La sono est crachotante comme pour mieux souligner que cette réunion n’a pas été montée de toutes pièces pour aider le candidat à reprendre pied dans les quartiers. Vantant les mérites de sa conseillère, M. Sarkozy fait l’éloge de la "discrimination positive", une expression qui avait disparu de son vocabulaire de candidat officiel. Il promet, s’il est élu, de faire représenter la diversité "à la tête des cabinets ministériel et des administrations". Il parle de "passer à une autre étape de la politique de la ville" et réaffirme son projet d’un "plan national de formation qualifiante pour chaque jeune en difficulté" : "C’est à l’Etat de corriger les inégalités."

La seule contradiction viendra d’un jeune homme qui, habilement, l’interroge : "La France dites-vous, "aimez-la ou quittez-la". Vous l’aimez cette France, et pourtant vous avez envie de la changer. Pourquoi quelqu’un issu de l’immigration n’aurait pas le droit de critiquer la France ?" Réponse biaisée du candidat : "Quand on habite la France, on respecte ses valeurs. On ne choisit pas le sexe de son médecin. Le sacrifice rituel ne doit pas être pratiqué de la même façon qu’à Kayes (Mali). Je ne fuis pas le débat. Une infime minorité se comporte en France comme elle ne pourrait pas le faire dans un pays de l’autre côté de la Méditerranée." Au bout d’une cinquantaine de minutes, M. Sarkozy repart.

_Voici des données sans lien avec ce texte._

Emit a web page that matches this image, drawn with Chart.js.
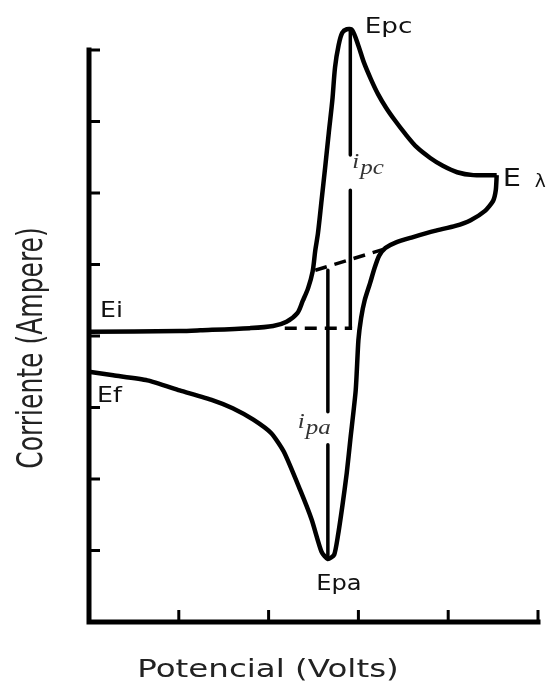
<!DOCTYPE html>
<html>
<head>
<meta charset="utf-8">
<script src="https://cdn.jsdelivr.net/npm/chart.js@4/dist/chart.umd.min.js"></script>
<style>
  body { margin: 0; background: #fff; }
  canvas { display: block; }
</style>
</head>
<body>
<canvas id="cv" width="559" height="686"></canvas>
<script>
// voltammogram, forward sweep (Ei -> E lambda)
var potForward = [0, 1.01, 1.24, 1.79, 2.05, 2.20, 2.32, 2.38, 2.44, 2.49, 2.52, 2.55, 2.59, 2.63, 2.67, 2.71, 2.74, 2.78, 2.82, 2.87, 2.93, 3.00, 3.06, 3.14, 3.22, 3.31, 3.41, 3.52, 3.65, 3.80, 3.94, 4.10, 4.28, 4.54];
var curForward = [0.06, 0.07, 0.08, 0.11, 0.14, 0.20, 0.32, 0.49, 0.67, 0.90, 1.20, 1.44, 1.90, 2.36, 2.84, 3.30, 3.76, 4.07, 4.24, 4.29, 4.28, 4.06, 3.83, 3.59, 3.38, 3.19, 3.01, 2.83, 2.64, 2.49, 2.38, 2.29, 2.25, 2.25];

// reverse sweep (E lambda -> Ef)
var potReverse = [4.54, 4.53, 4.50, 4.41, 4.25, 4.08, 3.85, 3.60, 3.42, 3.30, 3.23, 3.18, 3.13, 3.07, 3.03, 3.00, 2.97, 2.91, 2.87, 2.82, 2.77, 2.73, 2.66, 2.59, 2.48, 2.35, 2.17, 2.03, 1.83, 1.60, 1.38, 1.01, 0.65, 0.27, 0];
var curReverse = [2.25, 2.04, 1.89, 1.75, 1.62, 1.54, 1.47, 1.38, 1.31, 1.23, 1.12, 0.95, 0.74, 0.50, 0.25, -0.06, -0.76, -1.45, -1.92, -2.39, -2.81, -3.06, -3.12, -3.02, -2.57, -2.15, -1.62, -1.36, -1.17, -1.01, -0.90, -0.76, -0.62, -0.55, -0.50];

// extrapolated baselines (dashed)
var baseCathPot = [2.18, 2.93];
var baseCathCur = [0.11, 0.11];
var baseAnodPot = [2.52, 3.30];
var baseAnodCur = [0.92, 1.22];

// peak current markers, null = gap for the label
var ipcPot = [2.91, 2.91, 2.91, 2.91, 2.91];
var ipcCur = [4.29, 2.53, null, 2.04, 0.11];
var ipaPot = [2.66, 2.66, 2.66, 2.66, 2.66];
var ipaCur = [0.92, -1.06, null, -1.52, -3.12];

var xTicks = [0, 1, 2, 3, 4, 5];
var yTicks = [-4, -3, -2, -1, 0, 1, 2, 3, 4];

var xTitle = 'Potencial (Volts)';
var yTitle = 'Corriente (Ampere)';

function pts(xs, ys) {
	return xs.map(function(x, i) { return { x: x, y: ys[i] }; });
}

function line(data, width, dash, tension) {
	return {
		data: data,
		showLine: true,
		borderColor: '#000',
		borderWidth: width,
		borderDash: dash || [],
		borderJoinStyle: 'round',
		pointRadius: 0,
		fill: false,
		tension: tension || 0,
		spanGaps: false,
		clip: false
	};
}

// draws text stretched horizontally like the old bitmap fonts
function txt(ctx, s, x, y, font, align, sx) {
	ctx.save();
	ctx.translate(x, y);
	ctx.scale(sx, 1);
	ctx.font = font;
	ctx.textAlign = align || 'left';
	ctx.textBaseline = 'alphabetic';
	ctx.fillText(s, 0, 0);
	ctx.restore();
}

function mathLabel(ctx, main, sub, x, y) {
	var f = 'italic 20px "Liberation Serif", serif';
	ctx.save();
	ctx.fillStyle = '#333';
	ctx.font = f;
	var w = ctx.measureText(main).width * 1.25;
	txt(ctx, main, x, y, f, 'left', 1.25);
	txt(ctx, sub, x + w + 1, y + 6, f, 'left', 1.25);
	ctx.restore();
}

var axesPlugin = {
	id: 'axesPlugin',
	beforeDatasetsDraw: function(chart) {
		var ctx = chart.ctx, xs = chart.scales.x, ys = chart.scales.y;
		var x0 = xs.getPixelForValue(xTicks[0]);
		var x1 = xs.getPixelForValue(xTicks[xTicks.length - 1]);
		var y0 = ys.getPixelForValue(yTicks[0]);
		var y1 = ys.getPixelForValue(yTicks[yTicks.length - 1]);
		ctx.save();
		ctx.strokeStyle = '#000';
		ctx.lineCap = 'square';
		ctx.lineWidth = 5;
		ctx.beginPath();
		ctx.moveTo(x0, y1);
		ctx.lineTo(x0, y0);
		ctx.lineTo(x1, y0);
		ctx.stroke();
		ctx.lineWidth = 3;
		ctx.lineCap = 'butt';
		ctx.beginPath();
		yTicks.forEach(function(v) {
			var py = ys.getPixelForValue(v);
			ctx.moveTo(x0, py);
			ctx.lineTo(x0 + 11, py);
		});
		xTicks.forEach(function(v) {
			var px = xs.getPixelForValue(v);
			ctx.moveTo(px, y0);
			ctx.lineTo(px, y0 - 12);
		});
		ctx.stroke();
		ctx.restore();
	},
	afterDraw: function(chart) {
		var ctx = chart.ctx, xs = chart.scales.x, ys = chart.scales.y;
		var P = function(x, y) { return [xs.getPixelForValue(x), ys.getPixelForValue(y)]; };
		var lbl = '21px "DejaVu Sans", sans-serif';
		ctx.save();
		ctx.fillStyle = '#111';

		// peak / switching labels
		var iPeak = curForward.indexOf(Math.max.apply(null, curForward));
		var p = P(potForward[iPeak], curForward[iPeak]);
		txt(ctx, 'Epc', p[0] + 18, p[1] + 4, lbl, 'left', 1.25);

		var last = potForward.length - 1;
		p = P(potForward[last], curForward[last]);
		txt(ctx, 'E', p[0] + 6, p[1] + 11, '24px "DejaVu Sans", sans-serif', 'left', 1.2);
		txt(ctx, 'λ', p[0] + 38, p[1] + 12, '17px "DejaVu Sans", sans-serif', 'left', 1.1);

		p = P(potForward[0], curForward[0]);
		txt(ctx, 'Ei', p[0] + 11, p[1] - 15, lbl, 'left', 1.2);

		p = P(potReverse[potReverse.length - 1], curReverse[curReverse.length - 1]);
		txt(ctx, 'Ef', p[0] + 8, p[1] + 30, lbl, 'left', 1.2);

		var iMin = curReverse.indexOf(Math.min.apply(null, curReverse));
		p = P(potReverse[iMin], curReverse[iMin]);
		txt(ctx, 'Epa', p[0] + 11, p[1] + 31, lbl, 'center', 1.15);

		// peak current labels sit in the gaps of their markers
		p = P(ipcPot[2], ipcCur[1]);
		mathLabel(ctx, 'i', 'pc', p[0] + 2, p[1] + 13);
		p = P(ipaPot[2], ipaCur[1]);
		mathLabel(ctx, 'i', 'pa', p[0] - 30, p[1] + 16);

		// axis titles
		ctx.fillStyle = '#222';
		var tf = '25px "DejaVu Sans", sans-serif';
		txt(ctx, xTitle, 268, 677, tf, 'center', 1.3);
		ctx.save();
		ctx.translate(42, 348);
		ctx.rotate(-Math.PI / 2);
		ctx.scale(1, 1.4);
		ctx.font = tf;
		ctx.textAlign = 'center';
		ctx.textBaseline = 'alphabetic';
		ctx.fillText(yTitle, 0, 0);
		ctx.restore();
		ctx.restore();
	}
};

new Chart(document.getElementById('cv'), {
	type: 'scatter',
	data: {
		datasets: [
			line(pts(potForward, curForward), 4.5, null, 0.3),
			line(pts(potReverse, curReverse), 4.5, null, 0.2),
			line(pts(baseCathPot, baseCathCur), 3.5, [12, 8]),
			line(pts(baseAnodPot, baseAnodCur), 3.5, [12, 8]),
			line(pts(ipcPot, ipcCur), 3.5),
			line(pts(ipaPot, ipaCur), 3.5)
		]
	},
	options: {
		responsive: false,
		animation: false,
		layout: { padding: { left: 89, right: 21, top: 50, bottom: 64 } },
		plugins: { legend: { display: false }, tooltip: { enabled: false } },
		scales: {
			x: { type: 'linear', min: 0, max: 5, display: false },
			y: { type: 'linear', min: -4, max: 4, display: false }
		}
	},
	plugins: [axesPlugin]
});
</script>
</body>
</html>
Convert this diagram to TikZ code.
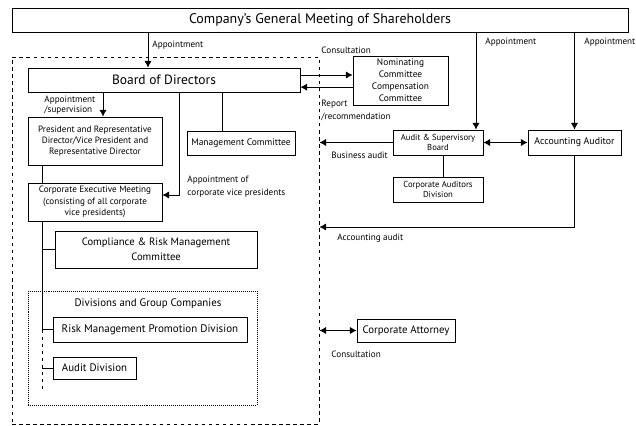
\documentclass[tikz,border=0pt]{standalone}
\usepackage{fontspec}
\setmainfont{PT Sans}
\usetikzlibrary{positioning,arrows.meta}

\begin{document}
\begin{tikzpicture}[
			x=0.03cm,y=-0.03cm,
			font=\fontsize{7.8}{9.4}\selectfont,
			>={Latex[length=2mm,width=2.2mm]},
			line width=0.8pt,
			box/.style={rectangle,draw,line width=0.7pt,inner sep=1pt,align=center},
			lbl/.style={anchor=west,inner sep=0pt,align=left,font=\fontsize{7.8}{9}\selectfont},
			]
			
			\useasboundingbox (0,0) rectangle (636,426);
			
			% Shareholders
			\node[box,minimum width=18.48cm,minimum height=0.72cm,font=\fontsize{11.9}{13}\selectfont] (gms) at (320,20)
			{Company's General Meeting of Shareholders};
			
			% Group boundary
			\node[draw,dashed,line width=0.7pt,minimum width=9.21cm,minimum height=11.01cm,inner sep=0pt] (group) at (165.5,240.5) {};
			
			% Board and committees
			\node[box,minimum width=8.16cm,minimum height=0.72cm,font=\fontsize{11.5}{13}\selectfont] (board) at (164,80) {Board of Directors};
			\node[box,minimum width=2.85cm,minimum height=1.47cm,font=\fontsize{8}{10.2}\selectfont] (nomcomm) at (400.5,80.5)
			{Nominating\\Committee\\Compensation\\Committee};
			\node[box,minimum width=4.02cm,minimum height=1.44cm] (pres) at (95,141)
			{President and Representative\\Director/Vice President and\\Representative Director};
			\node[box,minimum width=3.24cm,minimum height=0.72cm,font=\fontsize{8.1}{9.4}\selectfont] (mgmtcomm) at (241,143) {Management Committee};
			\node[box,minimum width=4.02cm,minimum height=1.14cm,font=\fontsize{7.8}{9.8}\selectfont] (cem) at (95,202)
			{Corporate Executive Meeting\\(consisting of all corporate\\vice presidents)};
			\node[box,minimum width=6.06cm,minimum height=1.11cm,font=\fontsize{9.1}{12.8}\selectfont] (crmc) at (156,249.5)
			{Compliance \& Risk Management\\Committee};
			
			% Divisions
			\node[draw,densely dotted,line width=0.7pt,minimum width=6.87cm,minimum height=3.42cm,inner sep=0pt] (divs) at (142.5,348) {};
			\node[font=\fontsize{9.3}{10}\selectfont] (divlbl) at (148,304) {Divisions and Group Companies};
			\node[box,minimum width=5.82cm,minimum height=0.75cm,font=\fontsize{9.4}{10}\selectfont] (rmpd) at (150,329.5)
			{Risk Management Promotion Division};
			\node[box,minimum width=2.49cm,minimum height=0.66cm,font=\fontsize{9.3}{10}\selectfont] (auddiv) at (94.5,368) {Audit Division};
			
			% Auditors
			\node[box,minimum width=2.7cm,minimum height=0.75cm,font=\fontsize{7.4}{9}\selectfont] (asb) at (438,142.5) {Audit \& Supervisory\\Board};
			\node[box,minimum width=2.79cm,minimum height=0.75cm,font=\fontsize{8.4}{10}\selectfont] (accaud) at (574.5,142.5) {Accounting Auditor};
			\node[box,minimum width=2.7cm,minimum height=0.75cm,font=\fontsize{7.4}{9}\selectfont] (cad) at (438,189.5) {Corporate Auditors\\Division};
			\node[box,minimum width=2.94cm,minimum height=0.69cm,font=\fontsize{9.2}{10}\selectfont] (attorney) at (406,330.5) {Corporate Attorney};
			
			% Helper coordinates
			\coordinate (trunk) at (42,0);
			\coordinate (trunkend) at (42,392);
			\coordinate (cvp) at (179,195);
			\coordinate (audrow) at (0,227);
			
			% Labels
			\node[lbl] (l1) at (152,45) {Appointment};
			\node[lbl] (l2) at (321,50) {Consultation};
			\node[lbl,font=\fontsize{7.8}{11}\selectfont] (l3) at (321,110) {Report\\/recommendation};
			\node[lbl] (l4) at (485,42) {Appointment};
			\node[lbl] (l5) at (584,42) {Appointment};
			\node[lbl] (l6) at (331,155) {Business audit};
			\node[lbl] (l7) at (337,238) {Accounting audit};
			\node[lbl] (l8) at (331,354) {Consultation};
			\node[lbl] (l9) at (44,105) {Appointment\\/supervision};
			\node[lbl,font=\fontsize{7.8}{11}\selectfont] (l10) at (187,187) {Appointment of\\corporate vice presidents};
			
			% Connections
			\draw[->] (gms.south -| 148,0) -- (board.north -| 148,0);
			\draw[->] (gms.south -| 476,0) -- (asb.north -| 476,0);
			\draw[->] (gms.south -| accaud.north) -- (accaud.north);
			
			\draw[->] ([yshift=1.5mm]board.east) -- ([yshift=1.5mm]board.east -| nomcomm.west);
			\draw[->] ([yshift=-2mm]nomcomm.west) -- ([yshift=-2mm]nomcomm.west -| board.east);
			
			\draw[->] (board.south -| 103,0) -- (pres.north -| 103,0);
			\draw (board.south -| 222,0) -- (mgmtcomm.north -| 222,0);
			\draw[->] (board.south -| cvp) -- (cvp) -- (cem.east |- cvp);
			
			\draw (pres.south -| trunk) -- (cem.north -| trunk);
			\draw (cem.south -| trunk) -- (rmpd.west -| trunk) -- (rmpd.west);
			\draw (crmc.west -| trunk) -- (crmc.west);
			\draw[dashed] (rmpd.west -| trunk) -- (trunkend);
			\draw (auddiv.west -| trunk) -- (auddiv.west);
			
			\draw[<->] (asb.east) -- (accaud.west);
			\draw[->] (asb.west) -- (asb.west -| group.east);
			\draw (asb.south -| 443,0) -- (cad.north -| 443,0);
			\draw[->] (accaud.south) -- (accaud.south |- audrow) -- (audrow -| group.east);
			\draw[<->] (attorney.west) -- (attorney.west -| group.east);
			
		\end{tikzpicture}
\end{document}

Le soir, le candidat retrouve, lors d’un meeting consacrée à "l’autorité", un public acquis à sa cause. Même s’il se dit conscient que ce mot "vous fait immédiatement soupçonner de préparer rien de moins qu’un Etat policier", il n’hésite pas une fois de plus à caricaturer Mai 68. Abandonnant ses références à Jaurès et à Blum, il s’est montré, dans cette thématique idéale pour le ministre de l’intérieur qu’il est encore, plus à l’aise que devant les jeunes de la cité Mailloles. Le chemin de son retour en banlieue est encore long.